It is a simple rule of civilized society, dating back to when the first humans began social interactions. That is where your logic is faulty, and where you are incorrect.
could you point me to a site or book etc so I can read this?
Can you tell me what my basic premise was? and where it's faulty beyond repair?
Lets look at your argument:
Let me state this is plainly and clearly as possible, in simple English. If you associate with a group, ie, attend their gatherings, "fly their colors", etc(1), then by doing so you do condone and affirm their actions (2). It is a simple rule of civilized society, dating back to when the first humans began social interactions.(3) That is where your logic is faulty, and where you are incorrect.(4)
By associating with a group, willingly and voluntarily, you are saying "I like who these guys are, I like what they do, I like how they act, I want to be around them,(5) I want to be part of their group, I want to be with them and I want to be like them.(6)" That is just plain common sense, and again, follows with a basic and long standing rule of human social interactions.(7)
Your "debate skills", mentioning "fallacy of division", etc, do not make up for the fact that the basic premise of your argument is flawed beyond repair.(8) It violates the basic and long standing rules of human socialization and interaction.(9) So, once again, your position is ludicrous, untenable, and flawed.(10)

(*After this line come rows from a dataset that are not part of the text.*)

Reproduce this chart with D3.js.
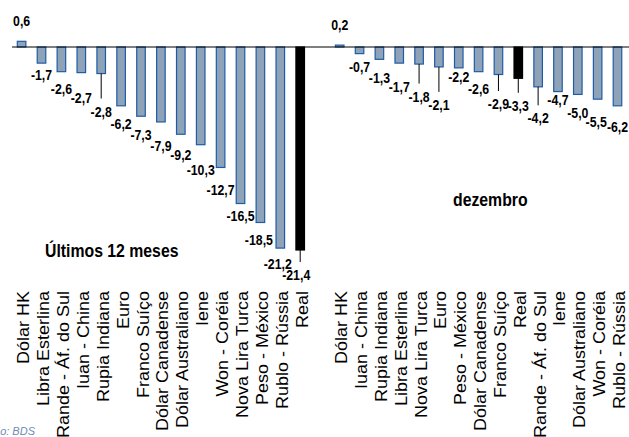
<!DOCTYPE html>
<html>
<head>
<meta charset="utf-8">
<script src="https://cdn.jsdelivr.net/npm/d3@7"></script>
<style>
  body { margin: 0; background: #fff; }
  svg { display: block; }
</style>
</head>
<body>
<svg id="chart" width="629" height="437"></svg>
<script>
// Variação das moedas frente ao dólar (%) — últimos 12 meses
const catsYear = ["Dólar HK", "Libra Esterlina", "Rande - Áf. do Sul", "Iuan - China", "Rupia Indiana",
  "Euro", "Franco Suíço", "Dólar Canadense", "Dólar Australiano", "Iene", "Won - Coréia",
  "Nova Lira Turca", "Peso - México", "Rublo - Rússia", "Real"];
const valsYear = [0.6, -1.7, -2.6, -2.7, -2.8, -6.2, -7.3, -7.9, -9.2, -10.3, -12.7, -16.5, -18.5, -21.2, -21.4];

// Variação no mês de dezembro (%)
const catsDec = ["Dólar HK", "Iuan - China", "Rupia Indiana", "Libra Esterlina", "Nova Lira Turca",
  "Euro", "Peso - México", "Dólar Canadense", "Franco Suíço", "Real", "Rande - Áf. do Sul",
  "Iene", "Dólar Australiano", "Won - Coréia", "Rublo - Rússia"];
const valsDec = [0.2, -0.7, -1.3, -1.7, -1.8, -2.1, -2.2, -2.6, -2.9, -3.3, -4.2, -4.7, -5.0, -5.5, -6.2];

const panelTitles = ["Últimos 12 meses", "dezembro"];
const highlight = "Real";
const sourceText = "Elaboração: BDS";

// Label placement: distance (px) from bar end to label baseline, plus small nudges
const dropYear = [15, 17, 22, 30, 43, 23, 24, 29, 26, 30, 27.5, 17.5, 23, 21, 30];
const dxYear   = [0, 0, 0, 0, 0, 0, 0, 0, 0, 0, 0, 0, -1.5, -2.5, -4];
const leadYear = [4, 14];
const dropDec  = [15, 18, 24, 29, 37.5, 43, 14.5, 22.5, 34.5, 32.5, 36.5, 13.5, 24, 27.5, 26];
const dxDec    = [0, 0, 0, 0, 0, 0, 0, 0, 0, 0, 0, 0, 0, -1.5, 0];
const leadDec  = [4, 5, 8, 9, 10];

const pt = d3.formatLocale({decimal: ",", thousands: ".", grouping: [3], currency: ["R$", ""], minus: "-"});
const fmt = pt.format(".1f");

const svg = d3.select("#chart");
const FONT = "'Liberation Sans', Arial, Helvetica, sans-serif";

// Shared vertical scale for both panels
const y = d3.scaleLinear().domain([0, -21.4]).range([47, 250]);

const panels = [
  {cats: catsYear, vals: valsYear, range: [11.65, 310.15], axis: [12, 320], drop: dropYear, dx: dxYear, lead: leadYear,
   title: {x: 45, y: 256.5}},
  {cats: catsDec, vals: valsDec, range: [329.8, 627.4], axis: [320, 629], drop: dropDec, dx: dxDec, lead: leadDec,
   title: {x: 453, y: 206}}
];

panels.forEach((p, pi) => {
  const x = d3.scaleBand().domain(p.cats).range(p.range).paddingInner(0.57).paddingOuter(0.285);
  const g = svg.append("g");
  const data = p.cats.map((c, i) => ({c, v: p.vals[i], i}));
  const cx = d => x(d.c) + x.bandwidth() / 2;

  // bars
  g.selectAll("rect.bar").data(data).join("rect")
    .attr("class", "bar")
    .attr("x", d => x(d.c))
    .attr("width", x.bandwidth())
    .attr("y", d => Math.min(y(d.v), y(0)))
    .attr("height", d => Math.abs(y(d.v) - y(0)))
    .attr("fill", d => d.c === highlight ? "#000" : "#8ea2b8")
    .attr("stroke", d => d.c === highlight ? "#000" : "#1f5ca6")
    .attr("stroke-width", 1.2);

  // zero line
  g.append("line")
    .attr("x1", p.axis[0]).attr("x2", p.axis[1])
    .attr("y1", y(0)).attr("y2", y(0))
    .attr("stroke", "#000").attr("stroke-width", 1);

  const labelY = d => d.v >= 0 ? y(d.v) - p.drop[d.i] : y(d.v) + p.drop[d.i];

  // leader lines
  g.selectAll("line.lead").data(data.filter(d => p.lead.includes(d.i))).join("line")
    .attr("class", "lead")
    .attr("x1", cx).attr("x2", cx)
    .attr("y1", d => y(d.v))
    .attr("y2", d => labelY(d) - 18)
    .attr("stroke", "#000").attr("stroke-width", 1);

  // value labels
  g.selectAll("text.val").data(data).join("text")
    .attr("class", "val")
    .attr("transform", d => `translate(${cx(d) + p.dx[d.i]},${labelY(d)}) scale(0.88,1)`)
    .attr("text-anchor", "middle")
    .style("font", `bold 14px ${FONT}`)
    .attr("fill", "#000")
    .text(d => fmt(d.v));

  // category labels (rotated)
  g.selectAll("text.cat").data(data).join("text")
    .attr("class", "cat")
    .attr("transform", d => `translate(${cx(d) + 7.5},291) scale(0.88,1) rotate(-90)`)
    .attr("text-anchor", "end")
    .style("font", `18px ${FONT}`)
    .attr("fill", "#000")
    .text(d => d.c);

  // panel title
  g.append("text")
    .attr("transform", `translate(${p.title.x},${p.title.y}) scale(0.85,1)`)
    .style("font", `bold 18.6px ${FONT}`)
    .attr("fill", "#000")
    .text(panelTitles[pi]);
});

// source note
svg.append("text")
  .attr("x", 35).attr("y", 435)
  .attr("text-anchor", "end")
  .style("font", `italic 11px ${FONT}`)
  .attr("fill", "#6d8bb4")
  .text(sourceText);
</script>
</body>
</html>
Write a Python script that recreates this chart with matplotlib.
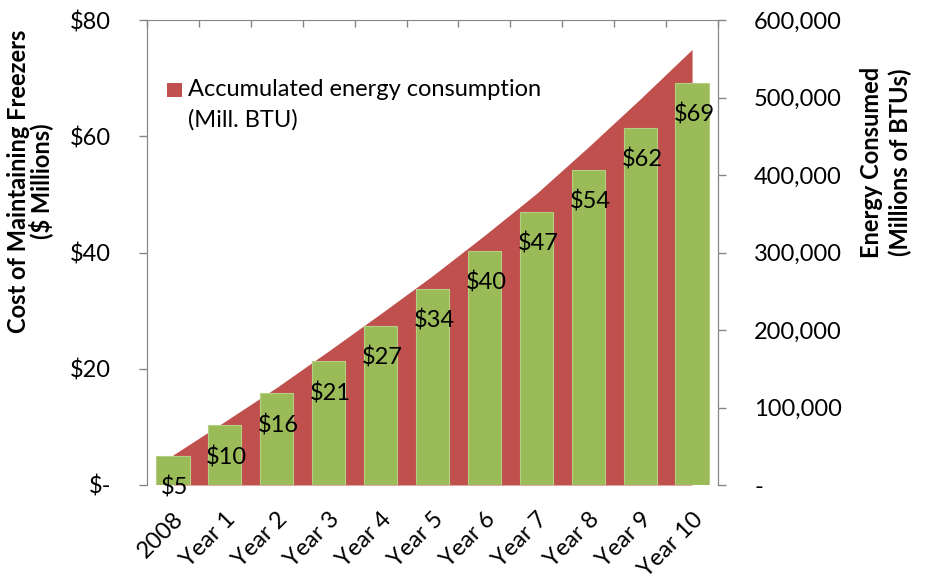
import matplotlib
matplotlib.use("Agg")
import matplotlib.pyplot as plt
from matplotlib.patches import Rectangle
from matplotlib.ticker import FuncFormatter

categories = ["2008", "Year 1", "Year 2", "Year 3", "Year 4", "Year 5",
              "Year 6", "Year 7", "Year 8", "Year 9", "Year 10"]
cost_millions = [5.0, 10.3, 15.8, 21.3, 27.4, 33.8, 40.3, 47.0, 54.2, 61.5, 69.2]
energy_accum = [38700, 82000, 126000, 173000, 221000, 270000,
                322000, 376000, 436000, 498000, 562000]
cost_ticks = [0, 20, 40, 60, 80]
energy_ticks = [0, 100000, 200000, 300000, 400000, 500000, 600000]
legend_label = ["Accumulated energy consumption", "(Mill. BTU)"]

FONT = "Lato"
FS = 17
plt.rcParams["font.family"] = [FONT, "DejaVu Sans"]

GREEN = "#9BBB59"
RED = "#C0504D"
GRAY = "#868686"

fig = plt.figure(figsize=(9.28, 5.8), dpi=100)
ax = fig.add_axes([147/928, 1-485/580, (718-147)/928, (485-20)/580])
ax2 = ax.twinx()

x = list(range(len(categories)))

# area on right axis (behind)
ax2.fill_between(x, 0, energy_accum, color=RED, linewidth=0, zorder=1)
ax2.set_ylim(0, 600000)
ax2.set_yticks(energy_ticks)
ax2.yaxis.set_major_formatter(FuncFormatter(lambda v, p: "-" if v == 0 else f"{int(v):,}"))

# bars on left axis (front)
ax.set_zorder(ax2.get_zorder() + 1)
ax.patch.set_visible(False)
bars = ax.bar(x, cost_millions, width=0.64, color=GREEN, edgecolor="#B4CF84", linewidth=0.8, zorder=2)
for xi, v in zip(x, cost_millions):
    ax.annotate(f"${round(v)}", xy=(xi, v), xytext=(2, -32), textcoords="offset pixels",
                ha="center", va="center", fontsize=FS, color="black", zorder=3)

ax.set_ylim(0, 80)
ax.set_xlim(-0.5, len(categories) - 0.5)
ax.set_yticks(cost_ticks)
ax.yaxis.set_major_formatter(FuncFormatter(lambda v, p: "$-" if v == 0 else f"${int(v)}"))

# x tick labels
ax.set_xticks(x)
ax.set_xticklabels(categories, rotation=45, ha="right", rotation_mode="anchor", fontsize=FS)
ax.tick_params(axis="x", length=0, pad=17)

# top boundary ticks via secondary x axis
axt = ax.secondary_xaxis("top")
axt.set_xticks([i + 0.5 for i in range(-1, len(categories))])
axt.set_xticklabels([])
axt.tick_params(axis="x", length=5, width=1, color=GRAY, direction="in")
axt.spines["top"].set_color(GRAY)

for a in (ax, ax2):
    for s in ("top", "bottom"):
        a.spines[s].set_visible(False)
    a.spines["left"].set_color(GRAY)
    a.spines["right"].set_color(GRAY)

ax.tick_params(axis="y", length=6, width=1, color=GRAY, labelsize=FS, pad=20)
ax2.tick_params(axis="y", length=6, width=1, color=GRAY, labelsize=FS, pad=20)

# axis titles
fig.text(30/928, 1-181/580, "Cost of Maintaining Freezers\n($ Millions)", rotation=90,
         ha="center", va="center", multialignment="center", fontsize=FS, fontweight="bold",
         linespacing=0.95)
fig.text(886/928, 1-162/580, "Energy Consumed\n(Millions of BTUs)", rotation=90,
         ha="center", va="center", multialignment="center", fontsize=FS, fontweight="bold",
         linespacing=1.3)

# legend (drawn manually so the key aligns with the first line)
fig.patches.append(Rectangle((167/928, 1-97/580), 15/928, 14/580, transform=fig.transFigure,
                             facecolor=RED, edgecolor="none", zorder=5))
fig.text(188/928, 1-89/580, legend_label[0], ha="left", va="center", fontsize=FS, zorder=5)
fig.text(188/928, 1-120/580, legend_label[1], ha="left", va="center", fontsize=FS, zorder=5)

fig.savefig("out.png", dpi=100)
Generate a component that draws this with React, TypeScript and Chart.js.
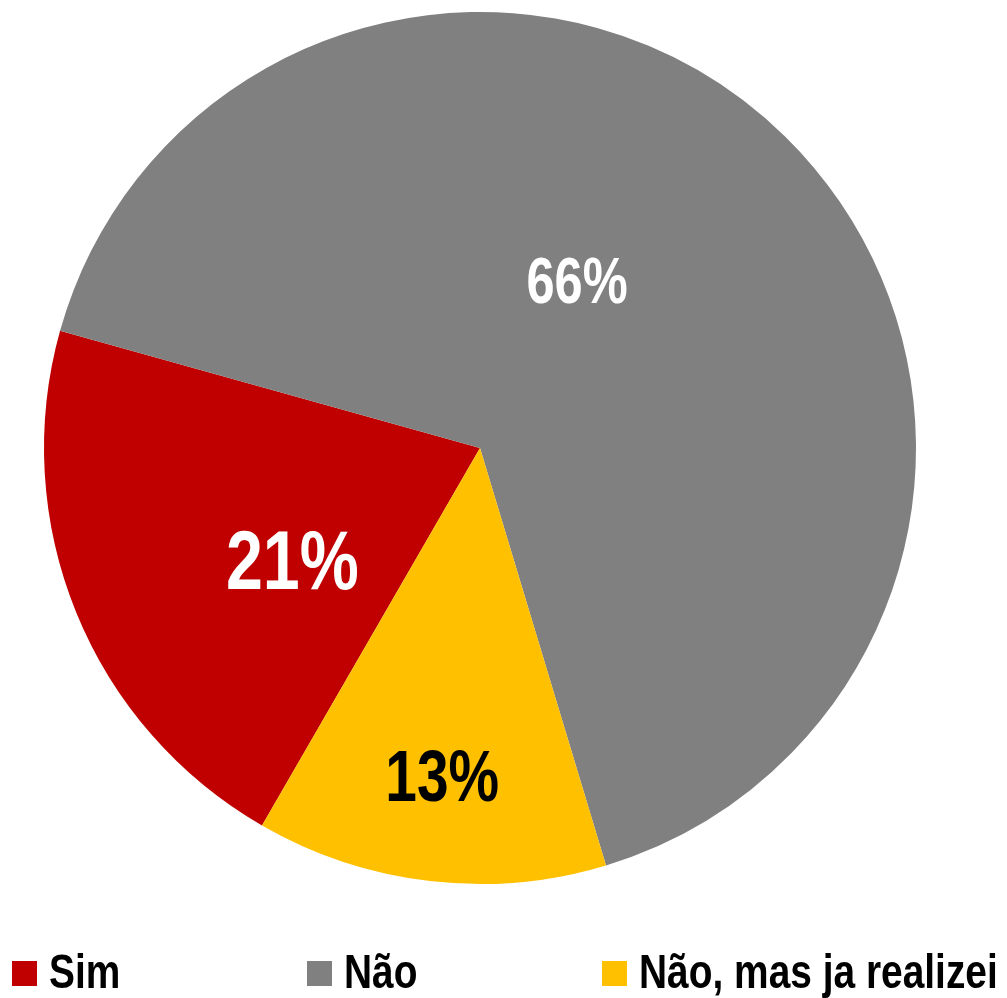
import React, { useEffect, useRef } from "react";
import { Chart, registerables } from "chart.js";

Chart.register(...registerables);

const categories = ["Sim", "Não", "Não, mas ja realizei"];
const values = [21, 66, 13];
const valueLabels = ["21%", "66%", "13%"];
const sliceColors = ["#C00000", "#808080", "#FFC000"];
const labelColors = ["#FFFFFF", "#FFFFFF", "#000000"];
const labelFontSizes = [84, 64, 72];
const labelRadiusFrac = [0.5, 0.445, 0.755];
const labelAngleShiftDeg = [-8.4, -14.4, 0];

const FONT = '"Liberation Sans Narrow", "Arial Narrow", "Liberation Sans", Arial, sans-serif';
const NARROW = 0.79;
const LEGEND_NARROW = 0.81;

const labelPlugin = {
  id: "sliceLabels",
  afterDatasetsDraw(chart: any) {
    const ctx = chart.ctx;
    const meta = chart.getDatasetMeta(0);
    meta.data.forEach((arc: any, i: number) => {
      const p = arc.getProps(["x", "y", "startAngle", "endAngle", "outerRadius"], true);
      const mid = (p.startAngle + p.endAngle) / 2 + (labelAngleShiftDeg[i] * Math.PI) / 180;
      const r = p.outerRadius * labelRadiusFrac[i];
      const x = p.x + Math.cos(mid) * r;
      const y = p.y + Math.sin(mid) * r;
      ctx.save();
      ctx.font = `bold ${labelFontSizes[i]}px ${FONT}`;
      ctx.fillStyle = labelColors[i];
      ctx.textAlign = "center";
      ctx.textBaseline = "alphabetic";
      ctx.translate(x, y + labelFontSizes[i] * 0.716 / 2);
      ctx.scale(NARROW, 1);
      ctx.fillText(valueLabels[i], 0, 0);
      ctx.restore();
    });
  },
};

const legendPlugin = {
  id: "bottomLegend",
  afterDraw(chart: any) {
    const ctx = chart.ctx;
    const labels = chart.data.labels as string[];
    const colors = chart.data.datasets[0].backgroundColor as string[];
    const startX = 12;
    const spacing = 295;
    const boxSize = 25;
    const boxTop = 961;
    const baseline = 988;
    labels.forEach((lab, i) => {
      const x = startX + i * spacing;
      ctx.save();
      ctx.fillStyle = colors[i];
      ctx.fillRect(x, boxTop, boxSize, boxSize);
      ctx.font = `bold 48px ${FONT}`;
      ctx.textAlign = "left";
      ctx.textBaseline = "alphabetic";
      ctx.fillStyle = "#000000";
      ctx.translate(x + 37, baseline);
      ctx.scale(LEGEND_NARROW, 1);
      ctx.fillText(lab, 0, 0);
      ctx.restore();
    });
  },
};

export default function App() {
  const ref = useRef<HTMLCanvasElement>(null);
  useEffect(() => {
    if (!ref.current) return;
    const chart = new Chart(ref.current, {
      type: "pie",
      data: {
        labels: categories,
        datasets: [
          {
            data: values,
            backgroundColor: sliceColors,
            borderWidth: 0,
          },
        ],
      },
      options: {
        responsive: false,
        animation: false,
        rotation: 210,
        layout: { padding: { left: 44, right: 91, top: 12, bottom: 114 } },
        plugins: {
          legend: { display: false },
          tooltip: { enabled: false },
        },
      },
      plugins: [labelPlugin, legendPlugin],
    });
    return () => chart.destroy();
  }, []);
  return (
    <div style={{ position: "absolute", left: 0, top: 0, width: 1007, height: 998, background: "#fff" }}>
      <canvas ref={ref} width={1007} height={998} style={{ display: "block" }} />
    </div>
  );
}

Conclusion: My position is ludicrous.
Argument yes/no yes
Premises1-9
Inductive strength-weak/invalid
Your conditional premise of: "If you associate with a group, ie, attend their gatherings, "fly their colors", etc(1), then by doing so you do condone and affirm their actions" does not in anyway, have a link to any of the non conditional premises. It's doesn't affirm the antecedent or deny the consequent to any of your non conditional premises.
In between these are attempts to ridicule and reduce to the absurd.
No offense intended in anyway, merely trying to reason with you in a dignified manner.
Regards
Tunes.
Once again, you attempt to "win an argument" by "labeling strategies" rather than addressing the facts or the point of the argument.
You are not "attempting to reason", you are attempting to argue using rules for debate societies. Clue for you: no one cares about "rules for debate and discussion", and no one is scoring this on a point system either. You get no points, nor do you get your point, or rather your lack of a point, across, by attempting to "dazzle" us with your "fabulous debate skills".
No one is fooled by your "I can assign a label each individual sentence in your post" attempts to score points. All it proves is that you are unwilling to address the actual point, so you simply spin and divert.
And by the way, if you read basic high school sociology, you'll find that what I gave as a basic and fundamental law of human social interaction is taught in high school sociology, usually to freshmen who are about 14 years old. You may make whatever you like of your inability to grasp such a basic and simple concept. Now, admittedly that was about 35 years ago for me, but oddly enough, the teacher hated me, so I had to learn it well enough to score in the 90th percentile just to pass, so I retained some of the more basic points, and still remember them, despite my advancing age and redneck disposition.